Given problem:
Transcribe the listing that follows in full, omitting pictures.

Given data:
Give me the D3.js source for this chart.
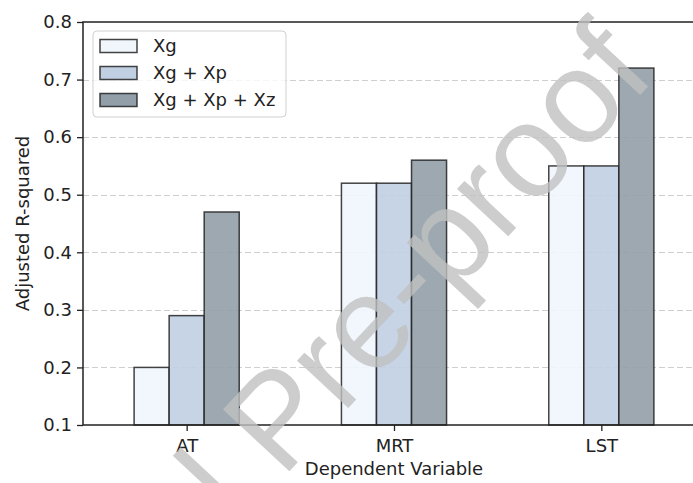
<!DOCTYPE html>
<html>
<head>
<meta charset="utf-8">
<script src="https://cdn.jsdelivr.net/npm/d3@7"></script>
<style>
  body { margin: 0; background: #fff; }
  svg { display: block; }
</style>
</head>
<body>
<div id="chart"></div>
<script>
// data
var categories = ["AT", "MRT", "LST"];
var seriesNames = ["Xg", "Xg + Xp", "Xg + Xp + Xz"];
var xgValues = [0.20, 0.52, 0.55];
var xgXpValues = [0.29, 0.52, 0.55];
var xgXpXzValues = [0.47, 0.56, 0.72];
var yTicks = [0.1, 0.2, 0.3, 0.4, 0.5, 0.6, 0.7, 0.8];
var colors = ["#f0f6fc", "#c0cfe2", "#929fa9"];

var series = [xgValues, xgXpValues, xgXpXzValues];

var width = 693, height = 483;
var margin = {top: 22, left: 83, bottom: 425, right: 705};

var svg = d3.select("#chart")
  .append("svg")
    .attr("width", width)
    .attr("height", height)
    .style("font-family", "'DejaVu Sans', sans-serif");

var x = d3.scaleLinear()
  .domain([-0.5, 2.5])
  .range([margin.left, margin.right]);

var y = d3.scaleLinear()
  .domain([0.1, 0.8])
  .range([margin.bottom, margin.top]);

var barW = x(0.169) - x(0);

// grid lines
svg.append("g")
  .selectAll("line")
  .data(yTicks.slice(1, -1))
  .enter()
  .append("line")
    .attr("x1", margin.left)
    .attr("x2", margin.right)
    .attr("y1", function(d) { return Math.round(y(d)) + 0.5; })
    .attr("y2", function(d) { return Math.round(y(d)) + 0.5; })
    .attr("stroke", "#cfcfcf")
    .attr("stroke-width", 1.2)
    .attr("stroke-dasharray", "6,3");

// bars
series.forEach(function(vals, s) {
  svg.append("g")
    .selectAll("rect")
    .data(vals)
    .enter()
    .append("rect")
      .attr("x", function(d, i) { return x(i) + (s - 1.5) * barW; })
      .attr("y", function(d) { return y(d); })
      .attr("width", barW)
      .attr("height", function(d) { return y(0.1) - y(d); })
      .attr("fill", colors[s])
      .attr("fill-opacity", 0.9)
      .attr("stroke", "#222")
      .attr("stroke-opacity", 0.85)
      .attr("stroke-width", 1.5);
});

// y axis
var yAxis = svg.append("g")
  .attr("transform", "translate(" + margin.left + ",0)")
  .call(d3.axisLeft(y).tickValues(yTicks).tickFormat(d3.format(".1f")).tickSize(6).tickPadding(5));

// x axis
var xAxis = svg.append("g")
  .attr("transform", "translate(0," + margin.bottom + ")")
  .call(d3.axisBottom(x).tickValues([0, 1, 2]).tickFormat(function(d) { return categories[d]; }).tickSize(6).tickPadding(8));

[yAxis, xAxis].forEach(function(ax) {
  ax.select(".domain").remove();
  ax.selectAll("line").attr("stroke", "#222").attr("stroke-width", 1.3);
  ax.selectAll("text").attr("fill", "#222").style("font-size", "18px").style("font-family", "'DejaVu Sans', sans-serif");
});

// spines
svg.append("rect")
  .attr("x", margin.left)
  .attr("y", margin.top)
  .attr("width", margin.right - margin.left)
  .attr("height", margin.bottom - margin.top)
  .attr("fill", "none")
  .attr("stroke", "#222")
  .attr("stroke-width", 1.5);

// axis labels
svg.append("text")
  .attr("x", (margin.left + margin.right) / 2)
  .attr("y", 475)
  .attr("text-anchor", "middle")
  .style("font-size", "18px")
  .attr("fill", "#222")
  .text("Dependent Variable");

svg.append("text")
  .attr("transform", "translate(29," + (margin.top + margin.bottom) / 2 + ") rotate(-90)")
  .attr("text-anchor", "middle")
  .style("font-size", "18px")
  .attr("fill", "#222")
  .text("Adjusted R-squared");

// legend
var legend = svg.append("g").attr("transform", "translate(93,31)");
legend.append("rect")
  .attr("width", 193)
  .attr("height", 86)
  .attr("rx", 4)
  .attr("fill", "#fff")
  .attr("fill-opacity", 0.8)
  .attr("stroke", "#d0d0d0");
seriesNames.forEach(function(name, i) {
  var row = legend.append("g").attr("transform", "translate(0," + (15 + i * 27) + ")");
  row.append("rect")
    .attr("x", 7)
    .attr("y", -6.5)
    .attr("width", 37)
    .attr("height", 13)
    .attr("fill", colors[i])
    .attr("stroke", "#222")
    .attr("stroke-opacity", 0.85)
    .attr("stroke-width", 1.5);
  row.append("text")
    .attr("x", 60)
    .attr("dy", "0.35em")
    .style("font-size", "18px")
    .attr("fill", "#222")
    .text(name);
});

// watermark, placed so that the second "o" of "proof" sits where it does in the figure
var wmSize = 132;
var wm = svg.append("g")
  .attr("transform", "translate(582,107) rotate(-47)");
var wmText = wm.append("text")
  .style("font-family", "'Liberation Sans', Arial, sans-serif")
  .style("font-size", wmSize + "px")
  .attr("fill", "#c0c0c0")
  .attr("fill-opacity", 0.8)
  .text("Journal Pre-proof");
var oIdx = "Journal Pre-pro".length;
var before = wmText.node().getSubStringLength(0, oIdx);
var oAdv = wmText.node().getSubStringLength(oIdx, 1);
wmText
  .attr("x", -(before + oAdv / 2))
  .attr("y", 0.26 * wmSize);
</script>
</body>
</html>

Problem solution:
Give me the D3.js source for this chart.
<!DOCTYPE html>
<html>
<head>
<meta charset="utf-8">
<script src="https://cdn.jsdelivr.net/npm/d3@7"></script>
<style>
  body { margin: 0; background: #fff; }
  svg { display: block; }
</style>
</head>
<body>
<div id="chart"></div>
<script>
// data
var categories = ["AT", "MRT", "LST"];
var seriesNames = ["Xg", "Xg + Xp", "Xg + Xp + Xz"];
var xgValues = [0.20, 0.52, 0.55];
var xgXpValues = [0.29, 0.52, 0.55];
var xgXpXzValues = [0.47, 0.56, 0.72];
var yTicks = [0.1, 0.2, 0.3, 0.4, 0.5, 0.6, 0.7, 0.8];
var colors = ["#f0f6fc", "#c0cfe2", "#929fa9"];

var series = [xgValues, xgXpValues, xgXpXzValues];

var width = 693, height = 483;
var margin = {top: 22, left: 83, bottom: 425, right: 705};

var svg = d3.select("#chart")
  .append("svg")
    .attr("width", width)
    .attr("height", height)
    .style("font-family", "'DejaVu Sans', sans-serif");

var x = d3.scaleLinear()
  .domain([-0.5, 2.5])
  .range([margin.left, margin.right]);

var y = d3.scaleLinear()
  .domain([0.1, 0.8])
  .range([margin.bottom, margin.top]);

var barW = x(0.169) - x(0);

// grid lines
svg.append("g")
  .selectAll("line")
  .data(yTicks.slice(1, -1))
  .enter()
  .append("line")
    .attr("x1", margin.left)
    .attr("x2", margin.right)
    .attr("y1", function(d) { return Math.round(y(d)) + 0.5; })
    .attr("y2", function(d) { return Math.round(y(d)) + 0.5; })
    .attr("stroke", "#cfcfcf")
    .attr("stroke-width", 1.2)
    .attr("stroke-dasharray", "6,3");

// bars
series.forEach(function(vals, s) {
  svg.append("g")
    .selectAll("rect")
    .data(vals)
    .enter()
    .append("rect")
      .attr("x", function(d, i) { return x(i) + (s - 1.5) * barW; })
      .attr("y", function(d) { return y(d); })
      .attr("width", barW)
      .attr("height", function(d) { return y(0.1) - y(d); })
      .attr("fill", colors[s])
      .attr("fill-opacity", 0.9)
      .attr("stroke", "#222")
      .attr("stroke-opacity", 0.85)
      .attr("stroke-width", 1.5);
});

// y axis
var yAxis = svg.append("g")
  .attr("transform", "translate(" + margin.left + ",0)")
  .call(d3.axisLeft(y).tickValues(yTicks).tickFormat(d3.format(".1f")).tickSize(6).tickPadding(5));

// x axis
var xAxis = svg.append("g")
  .attr("transform", "translate(0," + margin.bottom + ")")
  .call(d3.axisBottom(x).tickValues([0, 1, 2]).tickFormat(function(d) { return categories[d]; }).tickSize(6).tickPadding(8));

[yAxis, xAxis].forEach(function(ax) {
  ax.select(".domain").remove();
  ax.selectAll("line").attr("stroke", "#222").attr("stroke-width", 1.3);
  ax.selectAll("text").attr("fill", "#222").style("font-size", "18px").style("font-family", "'DejaVu Sans', sans-serif");
});

// spines
svg.append("rect")
  .attr("x", margin.left)
  .attr("y", margin.top)
  .attr("width", margin.right - margin.left)
  .attr("height", margin.bottom - margin.top)
  .attr("fill", "none")
  .attr("stroke", "#222")
  .attr("stroke-width", 1.5);

// axis labels
svg.append("text")
  .attr("x", (margin.left + margin.right) / 2)
  .attr("y", 475)
  .attr("text-anchor", "middle")
  .style("font-size", "18px")
  .attr("fill", "#222")
  .text("Dependent Variable");

svg.append("text")
  .attr("transform", "translate(29," + (margin.top + margin.bottom) / 2 + ") rotate(-90)")
  .attr("text-anchor", "middle")
  .style("font-size", "18px")
  .attr("fill", "#222")
  .text("Adjusted R-squared");

// legend
var legend = svg.append("g").attr("transform", "translate(93,31)");
legend.append("rect")
  .attr("width", 193)
  .attr("height", 86)
  .attr("rx", 4)
  .attr("fill", "#fff")
  .attr("fill-opacity", 0.8)
  .attr("stroke", "#d0d0d0");
seriesNames.forEach(function(name, i) {
  var row = legend.append("g").attr("transform", "translate(0," + (15 + i * 27) + ")");
  row.append("rect")
    .attr("x", 7)
    .attr("y", -6.5)
    .attr("width", 37)
    .attr("height", 13)
    .attr("fill", colors[i])
    .attr("stroke", "#222")
    .attr("stroke-opacity", 0.85)
    .attr("stroke-width", 1.5);
  row.append("text")
    .attr("x", 60)
    .attr("dy", "0.35em")
    .style("font-size", "18px")
    .attr("fill", "#222")
    .text(name);
});

// watermark, placed so that the second "o" of "proof" sits where it does in the figure
var wmSize = 132;
var wm = svg.append("g")
  .attr("transform", "translate(582,107) rotate(-47)");
var wmText = wm.append("text")
  .style("font-family", "'Liberation Sans', Arial, sans-serif")
  .style("font-size", wmSize + "px")
  .attr("fill", "#c0c0c0")
  .attr("fill-opacity", 0.8)
  .text("Journal Pre-proof");
var oIdx = "Journal Pre-pro".length;
var before = wmText.node().getSubStringLength(0, oIdx);
var oAdv = wmText.node().getSubStringLength(oIdx, 1);
wmText
  .attr("x", -(before + oAdv / 2))
  .attr("y", 0.26 * wmSize);
</script>
</body>
</html>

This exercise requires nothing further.